V. EARTHLY KINGDOMS ARE LIMITED IN EXTENT; BUT THE SPIRITUAL KINGDOM OF OUR GOD SHALL ATTAIN UNTO UNIVERSAL DOMINION. "The earth shall be filled with the knowledge of the glory of the Lord as the waters cover the sea. - S.D.H.







Woe to him that buildeth a town with blood.
I. THE GROUND OR CAUSE OF THIS CURSE. The crying, crimson sin of bloodshed. In all generations it has been the care of providence, both by civil and religions means, to extinguish all principles of savageness in the minds of men, and to make friendship and tenderness over men's lives a great part of religion.
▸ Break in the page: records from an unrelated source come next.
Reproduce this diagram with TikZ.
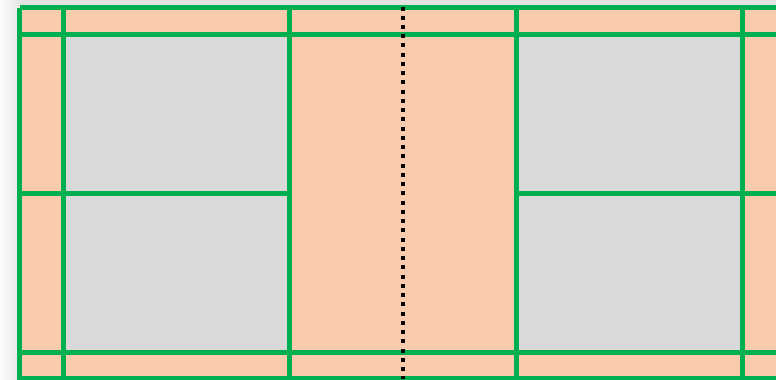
\documentclass[tikz,border=0pt]{standalone}
\usepackage{tikz}

\definecolor{courtorange}{HTML}{F8CBAD}
\definecolor{courtgray}{HTML}{D9D9D9}
\definecolor{courtgreen}{HTML}{00B050}
\definecolor{backgray}{HTML}{E3E3E3}

\begin{document}
\begin{tikzpicture}[
    x=0.02cm, y=-0.02cm,
    courtline/.style={draw=courtgreen, line width=0.1cm},
    netline/.style={draw=black, line width=0.08cm,
                    dash pattern=on 0.08cm off 0.105cm},
    area/.style={fill=courtorange},
    box/.style={fill=courtgray},
]

\useasboundingbox (0,0) rectangle (776,379);
\clip (0,0) rectangle (776,379);

% --- Background ---
\fill[backgray] (0,0) rectangle (776,379);
\shade[left color=white!92!backgray, right color=backgray]
    (0,0) rectangle (22,379);

% --- Court surface ---
\fill[area] (19.5,7.5) rectangle (790,390);
\fill[box] (63.5,34.5) rectangle (289.5,352.5);
\fill[box] (516.5,34.5) rectangle (742.5,352.5);

% --- Court lines ---
\foreach \y in {7.5, 34.5, 352.5, 378.5}
    \draw[courtline] (19.5,\y) -- (790,\y);
\foreach \x in {19.5, 63.5, 289.5, 516.5, 742.5}
    \draw[courtline] (\x,7.5) -- (\x,390);
\draw[courtline] (19.5,193.5) -- (289.5,193.5);
\draw[courtline] (516.5,193.5) -- (790,193.5);

% --- Net ---
\draw[netline] (402.5,6.5) -- (402.5,379);

\end{tikzpicture}
\end{document}
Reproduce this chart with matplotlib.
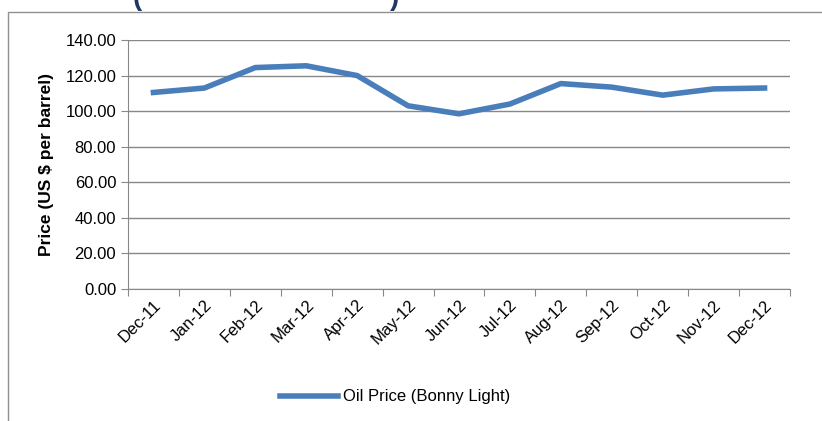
import matplotlib.pyplot as plt
from matplotlib.patches import Rectangle

months = ["Dec-11", "Jan-12", "Feb-12", "Mar-12", "Apr-12", "May-12", "Jun-12",
          "Jul-12", "Aug-12", "Sep-12", "Oct-12", "Nov-12", "Dec-12"]
prices = [110.5, 113.0, 124.5, 125.5, 120.0, 103.0, 98.5,
          104.0, 115.5, 113.5, 109.0, 112.5, 113.0]

W, H = 822, 421
fig = plt.figure(figsize=(W / 100, H / 100), dpi=100)
plt.rcParams['font.family'] = ['Liberation Sans', 'DejaVu Sans']

# outer chart frame
fig.patches.append(Rectangle((8 / W, -0.01), 1.0, 1 - 8 / H, transform=fig.transFigure,
                             fill=False, edgecolor='#909090', lw=1))
# clipped title remnants
fig.text(137 / W, 1 + 2 / H, "(", fontsize=20, fontweight='bold', color='#1f3864', va='center', ha='center')
fig.text(395 / W, 1 + 2 / H, ")", fontsize=20, fontweight='bold', color='#1f3864', va='center', ha='center')

ax = fig.add_axes([128 / W, 1 - 289 / H, (790 - 128) / W, (289 - 40) / H])
x = range(len(months))
ax.plot(x, prices, color='#4a7ebb', lw=4, solid_joinstyle='round', label="Oil Price (Bonny Light)")
ax.set_xlim(-0.5, len(months) - 0.5)
ax.set_ylim(0, 140)
ax.set_yticks(range(0, 141, 20))
ax.set_yticklabels([f"{v:.2f}" for v in range(0, 141, 20)], fontsize=12)
ax.set_xticks([i - 0.5 for i in range(len(months) + 1)], minor=False)
ax.set_xticklabels([])
ax.set_xticks(list(x), minor=True)
ax.set_xticklabels(months, minor=True, rotation=45, ha='right', rotation_mode='anchor', fontsize=12)
ax.tick_params(axis='x', which='minor', length=0, pad=6)
ax.tick_params(axis='x', which='major', length=5, color='#888888')
ax.tick_params(axis='y', length=5, color='#888888')
ax.grid(axis='y', color='#888888', lw=1)
for s in ['top', 'right']:
    ax.spines[s].set_visible(False)
for s in ['left', 'bottom']:
    ax.spines[s].set_color('#888888')
ax.set_ylabel("Price (US $ per barrel)", fontsize=12.5, fontweight='bold', labelpad=8)
ax.legend(loc='center', bbox_to_anchor=(395 / W, 1 - 397 / H), bbox_transform=fig.transFigure,
          frameon=False, fontsize=12, handlelength=3.5, handletextpad=0.3)

fig.savefig("out.png", dpi=100)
By nothing has this been so highly endeavoured as by the rules and constitution of Christianity.

II. THE CONDITION OF THE PERSON AGAINST WHOM THIS WOE OR CURSE IS DENOUNCED. He was such an one as had actually established a government and built a city with blood. As soon as Cain had murdered his brother he presently betook himself to the building of a city. Bloodiness has usually a connection with building, which represents the setting up of government. Nebuchadnezzar seems to be the person here spoken of.

III. THE LATITUDE AND EXTENT OF THIS WOE OR CURSE, AND WHAT IS COMPREHENDED IN IT. It includes the miseries of both worlds, present and future.

1. It fastens a general hatred and detestation upon such men as persons. Cruelty alarms and calls up all the passions of human nature, and puts them into a posture of hostility and defiance. The tyrant is universally hated and scorned.

2. The torment of continual jealousy and suspicion.

3. The shortness and certain dissolution of the government that endeavours to establish itself with blood.

4. The sad and dismal end that usually attends such persons.

IV. THE REASONS WHY A CURSE OR WOE IS SO PECULIARLY DENOUNCED AGAINST THIS SIN.

1. It makes the most direct breach upon human society.

2. Because of the malignity of those sins that go in conjunction with it.

V. APPLY TO THE PRESENT OCCASION. All unjust bloodshed is twofold. Either public, and acted by or upon a community, as in a war. Or personal, in the assassination of any particular man.